[Set task]: Return all lines where the word "matplotlib" can be found.
☆ ☆ ☆ ☆
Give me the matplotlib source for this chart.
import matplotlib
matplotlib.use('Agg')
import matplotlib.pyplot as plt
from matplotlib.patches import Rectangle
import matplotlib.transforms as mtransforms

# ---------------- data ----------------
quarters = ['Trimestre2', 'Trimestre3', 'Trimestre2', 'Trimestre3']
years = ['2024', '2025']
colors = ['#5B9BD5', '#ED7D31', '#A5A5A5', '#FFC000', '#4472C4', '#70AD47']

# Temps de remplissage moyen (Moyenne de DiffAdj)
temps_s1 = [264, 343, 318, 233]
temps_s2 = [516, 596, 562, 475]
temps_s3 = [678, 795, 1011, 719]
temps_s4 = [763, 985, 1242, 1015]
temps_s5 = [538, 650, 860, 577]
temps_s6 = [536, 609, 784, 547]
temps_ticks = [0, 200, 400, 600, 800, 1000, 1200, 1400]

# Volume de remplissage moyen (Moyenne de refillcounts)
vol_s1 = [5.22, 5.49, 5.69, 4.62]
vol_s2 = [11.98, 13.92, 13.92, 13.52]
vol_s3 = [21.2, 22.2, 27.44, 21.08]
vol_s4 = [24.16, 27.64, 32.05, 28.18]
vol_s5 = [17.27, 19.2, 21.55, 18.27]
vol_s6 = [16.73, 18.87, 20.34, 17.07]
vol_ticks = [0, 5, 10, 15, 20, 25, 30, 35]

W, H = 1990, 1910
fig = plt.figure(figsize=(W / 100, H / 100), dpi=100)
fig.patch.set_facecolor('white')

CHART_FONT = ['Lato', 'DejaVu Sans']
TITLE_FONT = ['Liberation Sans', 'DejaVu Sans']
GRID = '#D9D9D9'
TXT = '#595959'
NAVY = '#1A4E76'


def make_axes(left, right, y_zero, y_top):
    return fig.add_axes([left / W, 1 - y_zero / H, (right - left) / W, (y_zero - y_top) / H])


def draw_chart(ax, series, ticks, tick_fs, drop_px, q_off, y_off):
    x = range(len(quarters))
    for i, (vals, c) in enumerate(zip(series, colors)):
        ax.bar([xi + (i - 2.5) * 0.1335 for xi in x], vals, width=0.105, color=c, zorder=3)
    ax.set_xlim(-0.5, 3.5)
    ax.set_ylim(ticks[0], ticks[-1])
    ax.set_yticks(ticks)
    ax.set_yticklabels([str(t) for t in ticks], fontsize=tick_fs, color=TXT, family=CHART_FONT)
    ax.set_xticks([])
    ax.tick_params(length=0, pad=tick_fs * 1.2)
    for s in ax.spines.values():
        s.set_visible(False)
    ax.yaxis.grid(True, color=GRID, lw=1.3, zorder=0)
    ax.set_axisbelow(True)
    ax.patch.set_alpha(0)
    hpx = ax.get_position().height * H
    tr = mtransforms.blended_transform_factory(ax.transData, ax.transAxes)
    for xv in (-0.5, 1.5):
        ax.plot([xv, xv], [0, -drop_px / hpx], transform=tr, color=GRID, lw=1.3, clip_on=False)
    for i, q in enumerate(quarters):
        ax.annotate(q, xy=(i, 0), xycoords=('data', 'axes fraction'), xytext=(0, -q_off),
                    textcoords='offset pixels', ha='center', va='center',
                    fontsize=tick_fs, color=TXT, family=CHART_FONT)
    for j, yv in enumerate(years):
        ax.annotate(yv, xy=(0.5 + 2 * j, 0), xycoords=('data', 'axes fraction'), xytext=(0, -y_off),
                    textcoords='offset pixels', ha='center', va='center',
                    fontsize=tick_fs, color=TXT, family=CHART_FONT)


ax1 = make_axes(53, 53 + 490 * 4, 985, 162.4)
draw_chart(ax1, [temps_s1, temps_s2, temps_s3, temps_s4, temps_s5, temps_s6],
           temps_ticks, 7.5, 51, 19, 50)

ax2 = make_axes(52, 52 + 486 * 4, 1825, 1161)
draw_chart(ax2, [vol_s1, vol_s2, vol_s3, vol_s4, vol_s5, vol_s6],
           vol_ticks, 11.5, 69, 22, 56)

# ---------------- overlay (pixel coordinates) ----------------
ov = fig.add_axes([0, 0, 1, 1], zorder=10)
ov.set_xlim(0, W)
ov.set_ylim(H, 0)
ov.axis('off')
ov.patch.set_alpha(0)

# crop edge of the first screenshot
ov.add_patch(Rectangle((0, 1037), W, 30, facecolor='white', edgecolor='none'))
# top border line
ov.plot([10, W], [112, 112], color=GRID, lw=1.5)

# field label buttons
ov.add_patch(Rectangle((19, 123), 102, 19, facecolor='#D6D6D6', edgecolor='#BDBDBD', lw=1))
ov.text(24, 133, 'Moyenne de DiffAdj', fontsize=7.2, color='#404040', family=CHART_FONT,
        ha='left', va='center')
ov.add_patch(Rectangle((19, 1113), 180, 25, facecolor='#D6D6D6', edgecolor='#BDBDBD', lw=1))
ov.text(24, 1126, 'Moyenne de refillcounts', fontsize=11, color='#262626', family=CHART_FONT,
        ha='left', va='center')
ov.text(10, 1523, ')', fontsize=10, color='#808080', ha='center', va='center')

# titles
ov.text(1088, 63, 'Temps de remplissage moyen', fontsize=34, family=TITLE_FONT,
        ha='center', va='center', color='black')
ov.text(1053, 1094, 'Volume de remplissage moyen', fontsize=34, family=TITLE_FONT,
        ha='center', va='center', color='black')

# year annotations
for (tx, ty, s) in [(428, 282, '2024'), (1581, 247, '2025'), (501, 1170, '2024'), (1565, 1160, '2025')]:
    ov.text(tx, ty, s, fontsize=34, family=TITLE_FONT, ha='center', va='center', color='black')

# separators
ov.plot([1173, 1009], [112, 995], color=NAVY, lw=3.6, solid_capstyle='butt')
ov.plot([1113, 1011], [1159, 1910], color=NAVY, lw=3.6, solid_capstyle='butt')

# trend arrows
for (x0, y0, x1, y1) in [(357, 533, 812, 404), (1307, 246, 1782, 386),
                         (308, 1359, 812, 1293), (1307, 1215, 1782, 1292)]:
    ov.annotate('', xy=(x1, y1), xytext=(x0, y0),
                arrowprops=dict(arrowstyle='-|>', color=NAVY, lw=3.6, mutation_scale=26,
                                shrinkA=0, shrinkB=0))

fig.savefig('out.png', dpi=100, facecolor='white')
☆ ☆ ☆ ☆
[Written solution]:
Give me the matplotlib source for this chart.
import matplotlib
matplotlib.use('Agg')
import matplotlib.pyplot as plt
from matplotlib.patches import Rectangle
import matplotlib.transforms as mtransforms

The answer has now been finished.